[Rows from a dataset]

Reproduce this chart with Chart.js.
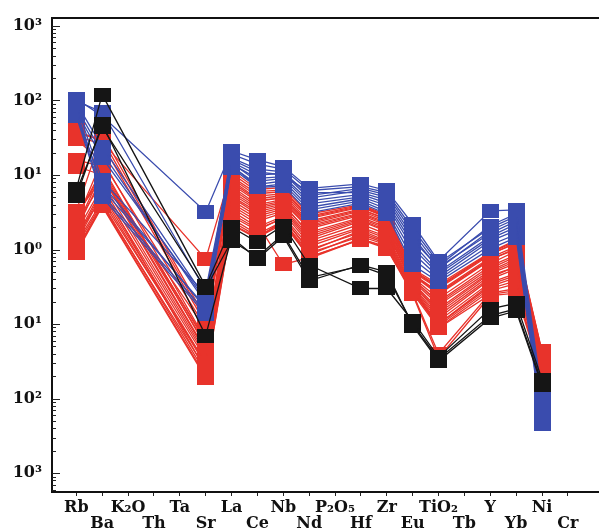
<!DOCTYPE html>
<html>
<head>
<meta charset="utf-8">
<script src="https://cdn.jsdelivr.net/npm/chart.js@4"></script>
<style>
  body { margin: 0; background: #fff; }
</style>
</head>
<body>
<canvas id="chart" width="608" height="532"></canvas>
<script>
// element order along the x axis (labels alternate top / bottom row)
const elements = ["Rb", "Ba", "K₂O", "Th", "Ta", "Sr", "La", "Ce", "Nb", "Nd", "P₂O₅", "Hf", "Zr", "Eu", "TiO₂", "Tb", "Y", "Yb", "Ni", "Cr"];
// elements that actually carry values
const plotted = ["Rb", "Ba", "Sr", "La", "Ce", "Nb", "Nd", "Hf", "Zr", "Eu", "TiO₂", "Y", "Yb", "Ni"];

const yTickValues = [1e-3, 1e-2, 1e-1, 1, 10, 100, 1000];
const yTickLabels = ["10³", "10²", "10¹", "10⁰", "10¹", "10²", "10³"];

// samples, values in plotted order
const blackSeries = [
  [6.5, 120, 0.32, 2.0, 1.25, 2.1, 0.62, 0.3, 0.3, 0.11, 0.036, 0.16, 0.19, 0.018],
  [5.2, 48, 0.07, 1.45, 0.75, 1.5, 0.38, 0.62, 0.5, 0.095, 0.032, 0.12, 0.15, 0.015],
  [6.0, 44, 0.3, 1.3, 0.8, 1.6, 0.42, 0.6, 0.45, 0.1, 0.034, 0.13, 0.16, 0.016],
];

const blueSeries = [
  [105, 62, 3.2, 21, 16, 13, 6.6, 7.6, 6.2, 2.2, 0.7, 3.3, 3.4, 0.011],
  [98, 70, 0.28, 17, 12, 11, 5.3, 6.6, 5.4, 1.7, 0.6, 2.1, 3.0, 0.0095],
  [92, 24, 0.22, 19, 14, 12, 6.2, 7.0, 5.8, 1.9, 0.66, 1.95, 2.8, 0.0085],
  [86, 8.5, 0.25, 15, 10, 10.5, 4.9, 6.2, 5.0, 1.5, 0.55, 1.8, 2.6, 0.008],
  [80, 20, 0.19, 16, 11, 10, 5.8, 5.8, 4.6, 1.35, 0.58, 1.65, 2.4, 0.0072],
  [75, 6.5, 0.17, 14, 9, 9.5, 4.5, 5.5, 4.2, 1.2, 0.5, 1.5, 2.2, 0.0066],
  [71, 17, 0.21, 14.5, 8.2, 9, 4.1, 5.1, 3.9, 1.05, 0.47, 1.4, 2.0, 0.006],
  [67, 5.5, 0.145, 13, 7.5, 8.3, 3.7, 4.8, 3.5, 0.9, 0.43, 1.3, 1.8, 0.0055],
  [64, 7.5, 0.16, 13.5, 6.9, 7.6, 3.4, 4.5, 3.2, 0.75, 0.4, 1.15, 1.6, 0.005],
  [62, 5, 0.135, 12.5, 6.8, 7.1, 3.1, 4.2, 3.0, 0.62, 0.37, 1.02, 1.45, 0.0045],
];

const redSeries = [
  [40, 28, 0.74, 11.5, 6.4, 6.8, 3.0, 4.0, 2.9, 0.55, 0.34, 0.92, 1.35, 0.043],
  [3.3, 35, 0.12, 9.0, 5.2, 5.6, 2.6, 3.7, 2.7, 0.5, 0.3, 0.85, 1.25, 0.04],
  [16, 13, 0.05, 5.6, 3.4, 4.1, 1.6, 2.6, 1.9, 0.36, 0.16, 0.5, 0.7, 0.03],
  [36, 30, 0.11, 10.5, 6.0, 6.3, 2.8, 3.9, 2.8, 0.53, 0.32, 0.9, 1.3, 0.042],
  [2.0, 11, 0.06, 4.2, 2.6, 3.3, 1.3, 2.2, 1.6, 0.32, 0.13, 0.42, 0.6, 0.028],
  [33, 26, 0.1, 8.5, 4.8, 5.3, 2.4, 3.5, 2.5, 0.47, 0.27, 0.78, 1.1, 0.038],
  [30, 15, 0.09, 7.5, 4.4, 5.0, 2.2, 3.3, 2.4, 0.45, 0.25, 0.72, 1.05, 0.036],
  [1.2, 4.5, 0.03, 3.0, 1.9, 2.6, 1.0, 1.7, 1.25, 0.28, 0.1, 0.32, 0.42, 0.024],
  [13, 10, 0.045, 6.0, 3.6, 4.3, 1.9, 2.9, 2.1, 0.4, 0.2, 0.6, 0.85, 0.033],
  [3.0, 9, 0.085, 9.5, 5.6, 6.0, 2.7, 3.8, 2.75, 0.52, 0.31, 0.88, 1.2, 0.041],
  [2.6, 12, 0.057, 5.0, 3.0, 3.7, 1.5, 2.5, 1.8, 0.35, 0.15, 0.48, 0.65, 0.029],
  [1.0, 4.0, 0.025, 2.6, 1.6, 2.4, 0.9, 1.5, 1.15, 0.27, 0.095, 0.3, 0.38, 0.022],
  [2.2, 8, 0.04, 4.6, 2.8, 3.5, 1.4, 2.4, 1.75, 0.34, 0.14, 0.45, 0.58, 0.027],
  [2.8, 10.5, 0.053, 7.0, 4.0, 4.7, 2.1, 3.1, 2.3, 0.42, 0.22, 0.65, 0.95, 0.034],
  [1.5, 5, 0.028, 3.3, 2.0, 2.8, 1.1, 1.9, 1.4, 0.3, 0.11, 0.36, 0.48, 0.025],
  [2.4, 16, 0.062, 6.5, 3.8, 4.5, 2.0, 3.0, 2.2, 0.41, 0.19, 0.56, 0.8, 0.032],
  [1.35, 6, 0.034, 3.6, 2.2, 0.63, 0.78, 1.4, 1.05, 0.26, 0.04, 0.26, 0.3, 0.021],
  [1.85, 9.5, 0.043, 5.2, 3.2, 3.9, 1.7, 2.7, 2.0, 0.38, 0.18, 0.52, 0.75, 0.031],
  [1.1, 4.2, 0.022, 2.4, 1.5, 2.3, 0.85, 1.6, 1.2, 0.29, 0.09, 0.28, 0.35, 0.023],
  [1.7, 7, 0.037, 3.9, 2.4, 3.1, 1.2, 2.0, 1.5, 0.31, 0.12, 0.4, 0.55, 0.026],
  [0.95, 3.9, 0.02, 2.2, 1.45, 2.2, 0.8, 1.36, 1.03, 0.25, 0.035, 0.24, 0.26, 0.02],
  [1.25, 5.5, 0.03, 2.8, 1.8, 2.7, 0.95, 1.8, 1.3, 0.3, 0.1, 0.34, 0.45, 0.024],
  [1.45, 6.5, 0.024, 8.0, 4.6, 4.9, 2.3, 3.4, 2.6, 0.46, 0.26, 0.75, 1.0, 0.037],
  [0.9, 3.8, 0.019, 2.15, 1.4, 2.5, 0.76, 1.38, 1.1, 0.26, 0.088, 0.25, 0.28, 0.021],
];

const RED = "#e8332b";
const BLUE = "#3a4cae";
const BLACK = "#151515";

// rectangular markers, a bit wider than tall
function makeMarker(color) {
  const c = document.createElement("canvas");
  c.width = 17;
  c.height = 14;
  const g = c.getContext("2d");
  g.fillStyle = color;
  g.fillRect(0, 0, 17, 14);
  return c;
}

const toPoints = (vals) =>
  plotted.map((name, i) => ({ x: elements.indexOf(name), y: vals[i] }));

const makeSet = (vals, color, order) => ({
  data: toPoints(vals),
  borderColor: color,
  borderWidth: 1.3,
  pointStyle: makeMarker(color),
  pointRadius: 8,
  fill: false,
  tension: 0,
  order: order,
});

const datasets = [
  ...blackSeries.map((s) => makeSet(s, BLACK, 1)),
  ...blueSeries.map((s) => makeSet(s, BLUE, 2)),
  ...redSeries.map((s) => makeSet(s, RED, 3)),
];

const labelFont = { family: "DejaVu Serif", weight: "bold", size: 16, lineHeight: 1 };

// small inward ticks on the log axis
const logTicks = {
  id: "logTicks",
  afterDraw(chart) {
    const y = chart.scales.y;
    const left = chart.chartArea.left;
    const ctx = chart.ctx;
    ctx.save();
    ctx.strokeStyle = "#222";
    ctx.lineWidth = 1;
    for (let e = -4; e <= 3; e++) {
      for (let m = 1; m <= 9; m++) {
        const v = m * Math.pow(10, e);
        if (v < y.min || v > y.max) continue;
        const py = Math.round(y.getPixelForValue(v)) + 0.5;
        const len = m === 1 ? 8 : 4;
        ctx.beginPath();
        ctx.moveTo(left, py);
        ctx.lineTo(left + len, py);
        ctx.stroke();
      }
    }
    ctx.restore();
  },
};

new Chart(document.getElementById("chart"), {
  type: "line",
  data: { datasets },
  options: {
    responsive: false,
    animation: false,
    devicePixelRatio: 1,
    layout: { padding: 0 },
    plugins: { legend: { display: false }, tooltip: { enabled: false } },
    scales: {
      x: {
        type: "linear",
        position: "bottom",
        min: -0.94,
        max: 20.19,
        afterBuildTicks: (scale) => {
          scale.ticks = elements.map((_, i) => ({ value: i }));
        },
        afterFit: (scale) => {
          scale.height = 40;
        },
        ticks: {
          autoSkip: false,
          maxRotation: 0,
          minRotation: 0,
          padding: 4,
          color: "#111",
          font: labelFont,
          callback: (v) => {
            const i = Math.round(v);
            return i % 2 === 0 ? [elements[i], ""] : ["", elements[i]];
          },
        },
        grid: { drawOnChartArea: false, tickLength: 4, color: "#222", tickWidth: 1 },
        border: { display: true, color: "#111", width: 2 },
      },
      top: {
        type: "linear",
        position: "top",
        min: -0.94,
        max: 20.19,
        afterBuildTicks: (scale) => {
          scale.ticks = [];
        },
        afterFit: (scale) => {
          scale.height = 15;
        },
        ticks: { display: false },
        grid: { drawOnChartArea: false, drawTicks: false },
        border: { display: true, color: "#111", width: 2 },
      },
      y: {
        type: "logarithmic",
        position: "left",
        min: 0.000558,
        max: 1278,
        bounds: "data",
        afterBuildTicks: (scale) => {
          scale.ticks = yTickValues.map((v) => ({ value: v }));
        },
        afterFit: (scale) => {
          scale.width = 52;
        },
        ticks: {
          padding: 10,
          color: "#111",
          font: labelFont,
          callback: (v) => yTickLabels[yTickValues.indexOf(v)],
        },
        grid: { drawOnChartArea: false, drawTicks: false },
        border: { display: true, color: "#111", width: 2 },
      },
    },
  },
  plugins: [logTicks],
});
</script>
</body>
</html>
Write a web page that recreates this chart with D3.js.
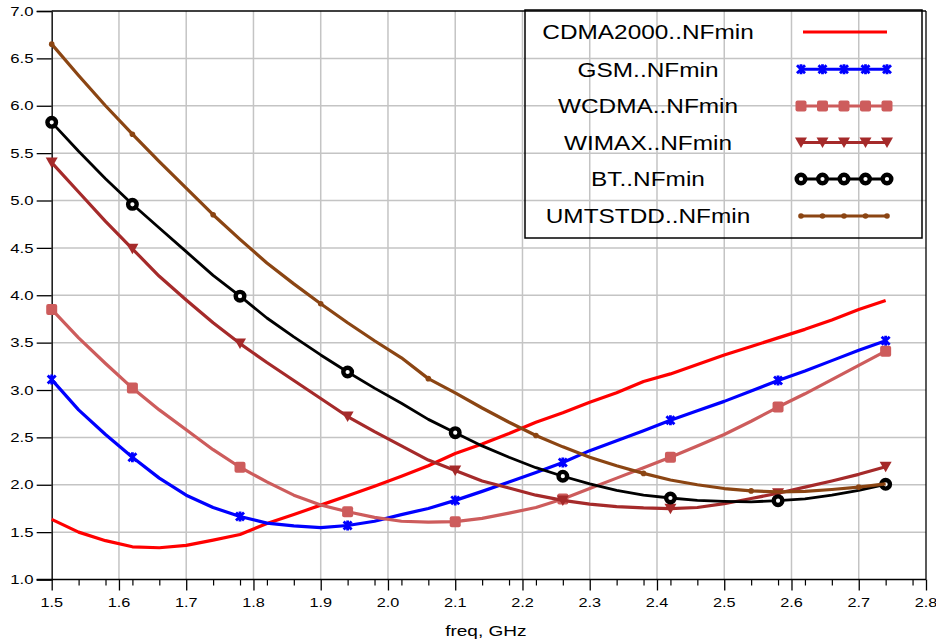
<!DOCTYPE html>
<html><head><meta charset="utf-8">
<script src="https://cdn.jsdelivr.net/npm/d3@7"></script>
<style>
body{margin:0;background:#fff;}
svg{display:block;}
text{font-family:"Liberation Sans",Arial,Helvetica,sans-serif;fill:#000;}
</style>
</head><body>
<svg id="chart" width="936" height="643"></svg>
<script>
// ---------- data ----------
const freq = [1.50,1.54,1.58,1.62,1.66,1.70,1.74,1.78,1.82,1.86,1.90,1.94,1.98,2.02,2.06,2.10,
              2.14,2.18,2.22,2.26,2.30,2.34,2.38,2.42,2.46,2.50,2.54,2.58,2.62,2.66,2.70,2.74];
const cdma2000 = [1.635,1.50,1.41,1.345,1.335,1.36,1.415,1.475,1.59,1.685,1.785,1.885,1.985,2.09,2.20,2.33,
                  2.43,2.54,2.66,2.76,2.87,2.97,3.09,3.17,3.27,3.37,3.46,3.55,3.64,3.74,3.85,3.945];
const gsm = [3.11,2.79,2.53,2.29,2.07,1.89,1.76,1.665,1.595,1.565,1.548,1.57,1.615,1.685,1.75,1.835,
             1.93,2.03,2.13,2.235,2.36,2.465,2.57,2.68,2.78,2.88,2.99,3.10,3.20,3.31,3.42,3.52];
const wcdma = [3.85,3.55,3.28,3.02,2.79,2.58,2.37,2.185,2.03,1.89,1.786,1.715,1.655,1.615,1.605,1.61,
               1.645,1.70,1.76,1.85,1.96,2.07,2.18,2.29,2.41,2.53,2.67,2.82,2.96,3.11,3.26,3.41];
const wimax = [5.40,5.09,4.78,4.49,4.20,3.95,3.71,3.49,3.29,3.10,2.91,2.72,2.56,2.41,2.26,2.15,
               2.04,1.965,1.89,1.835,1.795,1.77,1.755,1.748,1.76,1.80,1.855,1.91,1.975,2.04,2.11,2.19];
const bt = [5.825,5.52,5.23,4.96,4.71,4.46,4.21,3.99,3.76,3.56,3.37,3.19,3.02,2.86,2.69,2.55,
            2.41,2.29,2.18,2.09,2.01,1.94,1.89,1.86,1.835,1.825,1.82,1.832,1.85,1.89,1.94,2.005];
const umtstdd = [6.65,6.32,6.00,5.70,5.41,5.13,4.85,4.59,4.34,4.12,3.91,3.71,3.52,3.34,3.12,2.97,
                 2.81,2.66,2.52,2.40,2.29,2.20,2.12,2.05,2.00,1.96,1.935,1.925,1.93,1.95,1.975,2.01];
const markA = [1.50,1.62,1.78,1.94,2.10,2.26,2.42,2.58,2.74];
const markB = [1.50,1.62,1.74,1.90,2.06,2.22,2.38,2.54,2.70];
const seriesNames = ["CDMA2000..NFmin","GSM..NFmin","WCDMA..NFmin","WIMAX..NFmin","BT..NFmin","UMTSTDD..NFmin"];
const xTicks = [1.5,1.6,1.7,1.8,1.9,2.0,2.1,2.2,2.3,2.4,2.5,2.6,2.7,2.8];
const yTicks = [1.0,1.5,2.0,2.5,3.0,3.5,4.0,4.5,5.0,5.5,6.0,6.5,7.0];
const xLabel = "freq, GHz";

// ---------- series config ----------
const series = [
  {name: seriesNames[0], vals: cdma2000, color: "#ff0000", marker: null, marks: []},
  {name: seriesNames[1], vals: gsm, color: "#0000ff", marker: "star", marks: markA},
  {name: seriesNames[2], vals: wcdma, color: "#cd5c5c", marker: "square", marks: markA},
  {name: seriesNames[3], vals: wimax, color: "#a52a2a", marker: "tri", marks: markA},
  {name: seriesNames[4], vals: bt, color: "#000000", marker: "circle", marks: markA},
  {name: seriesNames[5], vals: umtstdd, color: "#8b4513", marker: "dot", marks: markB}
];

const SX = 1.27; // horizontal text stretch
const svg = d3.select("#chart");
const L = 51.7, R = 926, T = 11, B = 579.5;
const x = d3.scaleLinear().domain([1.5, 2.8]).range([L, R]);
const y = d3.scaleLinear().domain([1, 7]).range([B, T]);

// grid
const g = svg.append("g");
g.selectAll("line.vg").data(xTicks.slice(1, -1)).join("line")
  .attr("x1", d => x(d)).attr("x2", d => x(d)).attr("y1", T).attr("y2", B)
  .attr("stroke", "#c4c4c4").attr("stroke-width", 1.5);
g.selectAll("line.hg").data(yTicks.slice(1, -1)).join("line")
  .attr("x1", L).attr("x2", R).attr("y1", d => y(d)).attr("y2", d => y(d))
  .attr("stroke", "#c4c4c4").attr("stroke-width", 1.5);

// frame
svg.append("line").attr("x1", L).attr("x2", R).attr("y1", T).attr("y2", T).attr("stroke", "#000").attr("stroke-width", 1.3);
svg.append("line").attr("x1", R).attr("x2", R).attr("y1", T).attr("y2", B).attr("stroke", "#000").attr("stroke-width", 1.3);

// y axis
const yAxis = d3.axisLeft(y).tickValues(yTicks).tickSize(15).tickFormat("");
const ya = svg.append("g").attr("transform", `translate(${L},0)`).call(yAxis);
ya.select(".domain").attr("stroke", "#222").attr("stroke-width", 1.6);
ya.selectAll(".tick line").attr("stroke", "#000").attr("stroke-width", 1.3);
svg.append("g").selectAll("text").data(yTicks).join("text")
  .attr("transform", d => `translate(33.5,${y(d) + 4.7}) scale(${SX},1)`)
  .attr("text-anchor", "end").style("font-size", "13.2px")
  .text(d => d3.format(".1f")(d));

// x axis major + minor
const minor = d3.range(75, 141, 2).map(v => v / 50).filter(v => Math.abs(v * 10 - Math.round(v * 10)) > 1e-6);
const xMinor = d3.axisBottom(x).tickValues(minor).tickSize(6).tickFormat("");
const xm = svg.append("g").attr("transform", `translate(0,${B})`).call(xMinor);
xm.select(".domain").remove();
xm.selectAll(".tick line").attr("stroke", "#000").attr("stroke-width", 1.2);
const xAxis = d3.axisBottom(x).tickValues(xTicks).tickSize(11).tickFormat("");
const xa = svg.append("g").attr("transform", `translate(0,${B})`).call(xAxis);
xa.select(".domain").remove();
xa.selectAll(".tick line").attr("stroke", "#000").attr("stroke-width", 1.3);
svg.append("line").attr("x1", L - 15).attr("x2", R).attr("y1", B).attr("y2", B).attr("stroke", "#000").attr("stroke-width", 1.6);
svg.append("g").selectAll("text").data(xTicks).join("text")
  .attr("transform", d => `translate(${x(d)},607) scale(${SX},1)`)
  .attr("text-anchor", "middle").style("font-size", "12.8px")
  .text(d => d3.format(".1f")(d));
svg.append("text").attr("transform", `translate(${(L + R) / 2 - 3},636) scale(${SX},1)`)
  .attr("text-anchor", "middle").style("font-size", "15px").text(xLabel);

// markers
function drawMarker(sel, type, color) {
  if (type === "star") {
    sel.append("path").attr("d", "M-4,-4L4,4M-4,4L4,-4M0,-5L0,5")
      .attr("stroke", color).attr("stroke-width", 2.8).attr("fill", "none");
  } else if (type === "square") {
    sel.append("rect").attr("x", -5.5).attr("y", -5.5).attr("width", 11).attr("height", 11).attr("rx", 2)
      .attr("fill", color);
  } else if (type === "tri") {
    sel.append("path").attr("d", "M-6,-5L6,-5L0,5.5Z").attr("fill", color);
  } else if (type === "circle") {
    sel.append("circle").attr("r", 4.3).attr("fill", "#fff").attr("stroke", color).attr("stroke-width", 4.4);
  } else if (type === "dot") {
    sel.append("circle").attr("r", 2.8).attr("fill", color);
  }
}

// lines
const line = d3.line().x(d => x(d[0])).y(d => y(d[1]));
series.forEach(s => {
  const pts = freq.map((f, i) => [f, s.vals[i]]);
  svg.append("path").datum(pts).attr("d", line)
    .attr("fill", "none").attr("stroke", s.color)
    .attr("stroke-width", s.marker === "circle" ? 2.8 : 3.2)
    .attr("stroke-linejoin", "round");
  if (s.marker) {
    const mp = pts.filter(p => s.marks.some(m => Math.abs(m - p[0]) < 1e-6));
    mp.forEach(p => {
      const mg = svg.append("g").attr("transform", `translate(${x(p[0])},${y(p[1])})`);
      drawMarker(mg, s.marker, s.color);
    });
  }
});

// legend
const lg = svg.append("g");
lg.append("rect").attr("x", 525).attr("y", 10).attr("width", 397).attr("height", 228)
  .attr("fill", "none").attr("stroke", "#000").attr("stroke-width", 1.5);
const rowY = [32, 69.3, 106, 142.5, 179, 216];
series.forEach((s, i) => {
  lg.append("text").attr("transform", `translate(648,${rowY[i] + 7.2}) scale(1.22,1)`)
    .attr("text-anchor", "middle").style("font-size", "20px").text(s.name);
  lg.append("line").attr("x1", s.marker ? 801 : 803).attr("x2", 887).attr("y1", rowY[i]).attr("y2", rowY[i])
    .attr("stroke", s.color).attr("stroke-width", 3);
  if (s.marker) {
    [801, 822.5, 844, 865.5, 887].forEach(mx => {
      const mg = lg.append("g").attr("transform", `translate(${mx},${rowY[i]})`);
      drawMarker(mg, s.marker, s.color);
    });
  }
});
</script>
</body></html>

▶ **Given exercise**
Count all lines of the data that include "with". The answer is the number alone.

▶ **Correct response**
2